JOB: Extract all lines that hold "page" from the records below.

RECORDS FOR THIS TASK:
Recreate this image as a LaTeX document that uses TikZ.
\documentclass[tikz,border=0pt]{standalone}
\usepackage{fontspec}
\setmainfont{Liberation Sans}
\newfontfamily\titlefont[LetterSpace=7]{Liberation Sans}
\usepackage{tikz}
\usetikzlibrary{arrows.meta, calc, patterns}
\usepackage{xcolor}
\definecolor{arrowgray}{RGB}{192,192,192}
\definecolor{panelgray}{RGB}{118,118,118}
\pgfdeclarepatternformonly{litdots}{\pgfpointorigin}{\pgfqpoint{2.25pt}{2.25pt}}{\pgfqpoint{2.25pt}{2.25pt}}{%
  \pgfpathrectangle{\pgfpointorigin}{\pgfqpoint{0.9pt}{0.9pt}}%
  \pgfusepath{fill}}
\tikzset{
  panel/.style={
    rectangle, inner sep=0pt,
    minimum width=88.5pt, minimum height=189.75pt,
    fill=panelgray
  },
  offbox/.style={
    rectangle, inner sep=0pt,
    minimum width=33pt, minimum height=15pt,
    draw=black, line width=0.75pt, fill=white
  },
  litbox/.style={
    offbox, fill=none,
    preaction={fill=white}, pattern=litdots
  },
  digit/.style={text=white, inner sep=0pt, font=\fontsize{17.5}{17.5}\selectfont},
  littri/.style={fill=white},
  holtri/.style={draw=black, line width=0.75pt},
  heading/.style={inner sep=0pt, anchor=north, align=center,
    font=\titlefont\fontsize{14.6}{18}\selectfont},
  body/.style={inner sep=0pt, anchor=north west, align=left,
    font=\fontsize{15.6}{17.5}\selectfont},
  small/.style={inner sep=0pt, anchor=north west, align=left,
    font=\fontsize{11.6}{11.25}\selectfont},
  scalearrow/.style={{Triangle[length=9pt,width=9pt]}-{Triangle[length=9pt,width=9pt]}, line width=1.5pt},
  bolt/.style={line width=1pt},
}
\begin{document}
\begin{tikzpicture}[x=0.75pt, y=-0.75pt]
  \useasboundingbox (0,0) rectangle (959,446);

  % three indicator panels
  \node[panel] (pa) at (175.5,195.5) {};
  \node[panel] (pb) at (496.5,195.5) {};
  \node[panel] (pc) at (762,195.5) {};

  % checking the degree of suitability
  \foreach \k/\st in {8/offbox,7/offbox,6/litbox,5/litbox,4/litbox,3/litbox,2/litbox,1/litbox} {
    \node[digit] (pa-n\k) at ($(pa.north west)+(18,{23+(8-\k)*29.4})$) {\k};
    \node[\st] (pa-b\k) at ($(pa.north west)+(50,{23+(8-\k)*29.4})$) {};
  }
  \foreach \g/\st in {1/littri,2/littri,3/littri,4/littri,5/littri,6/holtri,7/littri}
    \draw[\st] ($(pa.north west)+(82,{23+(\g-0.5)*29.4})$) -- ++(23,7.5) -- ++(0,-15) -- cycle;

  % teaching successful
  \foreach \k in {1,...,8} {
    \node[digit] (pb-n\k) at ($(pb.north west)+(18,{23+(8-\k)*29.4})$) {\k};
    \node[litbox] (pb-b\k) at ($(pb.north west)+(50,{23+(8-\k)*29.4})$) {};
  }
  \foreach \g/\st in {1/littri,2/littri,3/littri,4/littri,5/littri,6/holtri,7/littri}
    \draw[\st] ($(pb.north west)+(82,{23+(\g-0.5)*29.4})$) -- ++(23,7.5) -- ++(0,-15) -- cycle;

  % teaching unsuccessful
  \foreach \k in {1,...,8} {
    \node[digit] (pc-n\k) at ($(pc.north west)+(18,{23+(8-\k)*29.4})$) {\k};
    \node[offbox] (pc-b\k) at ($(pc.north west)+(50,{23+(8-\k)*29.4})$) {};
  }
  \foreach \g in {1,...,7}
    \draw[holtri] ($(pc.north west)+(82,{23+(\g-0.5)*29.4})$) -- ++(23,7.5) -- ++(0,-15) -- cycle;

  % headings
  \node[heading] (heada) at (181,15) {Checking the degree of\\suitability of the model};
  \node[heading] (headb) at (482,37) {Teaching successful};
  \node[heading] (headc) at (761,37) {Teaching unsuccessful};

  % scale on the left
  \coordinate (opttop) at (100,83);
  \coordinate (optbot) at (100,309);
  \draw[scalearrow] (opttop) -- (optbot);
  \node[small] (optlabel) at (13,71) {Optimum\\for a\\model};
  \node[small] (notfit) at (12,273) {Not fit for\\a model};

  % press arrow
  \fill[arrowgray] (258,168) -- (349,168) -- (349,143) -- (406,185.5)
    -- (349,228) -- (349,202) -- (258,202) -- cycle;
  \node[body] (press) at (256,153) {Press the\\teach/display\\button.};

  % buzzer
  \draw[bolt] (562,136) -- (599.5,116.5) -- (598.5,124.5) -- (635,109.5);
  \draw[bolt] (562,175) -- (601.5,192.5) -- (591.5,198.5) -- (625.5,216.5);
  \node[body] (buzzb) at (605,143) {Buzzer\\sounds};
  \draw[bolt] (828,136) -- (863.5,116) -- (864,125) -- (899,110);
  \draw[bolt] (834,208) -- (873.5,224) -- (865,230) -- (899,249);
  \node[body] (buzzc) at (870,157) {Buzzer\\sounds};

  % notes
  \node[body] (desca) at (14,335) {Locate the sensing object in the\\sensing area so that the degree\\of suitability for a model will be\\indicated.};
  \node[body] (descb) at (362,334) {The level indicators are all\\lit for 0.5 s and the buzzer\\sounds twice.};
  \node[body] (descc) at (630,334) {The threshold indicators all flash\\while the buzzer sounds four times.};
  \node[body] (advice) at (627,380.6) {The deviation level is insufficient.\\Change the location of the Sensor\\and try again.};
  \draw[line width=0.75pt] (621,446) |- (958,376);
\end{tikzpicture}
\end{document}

...

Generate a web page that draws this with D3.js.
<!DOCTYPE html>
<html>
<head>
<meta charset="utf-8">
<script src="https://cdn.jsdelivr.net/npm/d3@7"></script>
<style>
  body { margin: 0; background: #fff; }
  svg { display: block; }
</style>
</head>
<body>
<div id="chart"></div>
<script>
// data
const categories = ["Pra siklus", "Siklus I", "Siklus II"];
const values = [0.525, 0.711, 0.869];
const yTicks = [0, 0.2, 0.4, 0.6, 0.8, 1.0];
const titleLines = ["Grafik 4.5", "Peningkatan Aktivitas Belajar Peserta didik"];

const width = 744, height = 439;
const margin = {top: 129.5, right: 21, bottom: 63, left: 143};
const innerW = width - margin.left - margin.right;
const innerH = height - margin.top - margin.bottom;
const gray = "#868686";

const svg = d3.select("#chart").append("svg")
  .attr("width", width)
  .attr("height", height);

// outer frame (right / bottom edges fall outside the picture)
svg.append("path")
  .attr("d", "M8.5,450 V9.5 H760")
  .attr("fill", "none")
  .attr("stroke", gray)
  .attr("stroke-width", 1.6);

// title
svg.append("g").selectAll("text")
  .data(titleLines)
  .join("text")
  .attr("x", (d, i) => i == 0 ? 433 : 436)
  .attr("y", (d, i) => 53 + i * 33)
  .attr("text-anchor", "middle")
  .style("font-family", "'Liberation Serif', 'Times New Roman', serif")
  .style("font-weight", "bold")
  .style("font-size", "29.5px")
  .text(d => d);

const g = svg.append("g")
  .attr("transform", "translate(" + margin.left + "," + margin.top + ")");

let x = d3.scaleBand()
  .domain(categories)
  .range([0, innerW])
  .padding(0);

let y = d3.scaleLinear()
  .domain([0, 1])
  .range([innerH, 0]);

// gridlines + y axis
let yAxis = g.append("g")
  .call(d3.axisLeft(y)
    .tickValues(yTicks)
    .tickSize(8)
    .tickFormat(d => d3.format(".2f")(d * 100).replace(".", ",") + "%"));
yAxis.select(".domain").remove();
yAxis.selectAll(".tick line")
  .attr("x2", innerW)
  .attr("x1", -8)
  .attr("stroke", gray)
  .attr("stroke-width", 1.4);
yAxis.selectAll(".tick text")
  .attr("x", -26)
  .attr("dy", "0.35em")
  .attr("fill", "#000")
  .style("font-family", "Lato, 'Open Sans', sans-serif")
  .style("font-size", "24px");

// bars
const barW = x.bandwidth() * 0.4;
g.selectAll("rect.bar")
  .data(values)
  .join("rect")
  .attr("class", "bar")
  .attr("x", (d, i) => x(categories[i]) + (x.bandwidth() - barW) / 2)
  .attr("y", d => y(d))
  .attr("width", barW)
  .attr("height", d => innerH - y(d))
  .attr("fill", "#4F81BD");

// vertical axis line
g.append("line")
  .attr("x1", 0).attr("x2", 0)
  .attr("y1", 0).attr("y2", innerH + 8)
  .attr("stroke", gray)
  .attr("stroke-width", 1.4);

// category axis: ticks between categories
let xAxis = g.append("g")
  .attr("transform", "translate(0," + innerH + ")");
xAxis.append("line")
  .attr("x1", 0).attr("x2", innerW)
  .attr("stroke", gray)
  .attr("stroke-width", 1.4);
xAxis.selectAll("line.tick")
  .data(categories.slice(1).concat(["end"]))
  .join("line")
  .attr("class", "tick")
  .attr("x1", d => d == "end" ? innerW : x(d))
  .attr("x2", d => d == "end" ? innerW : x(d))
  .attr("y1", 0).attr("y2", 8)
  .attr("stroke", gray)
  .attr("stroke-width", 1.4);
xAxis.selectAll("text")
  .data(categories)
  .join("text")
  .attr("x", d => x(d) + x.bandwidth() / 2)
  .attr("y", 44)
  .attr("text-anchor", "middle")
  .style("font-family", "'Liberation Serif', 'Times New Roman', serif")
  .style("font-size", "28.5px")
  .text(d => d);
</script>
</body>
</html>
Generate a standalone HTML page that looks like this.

FINAL RESULT:
Generate a web page that draws this with D3.js.
Generate a standalone HTML page that looks like this.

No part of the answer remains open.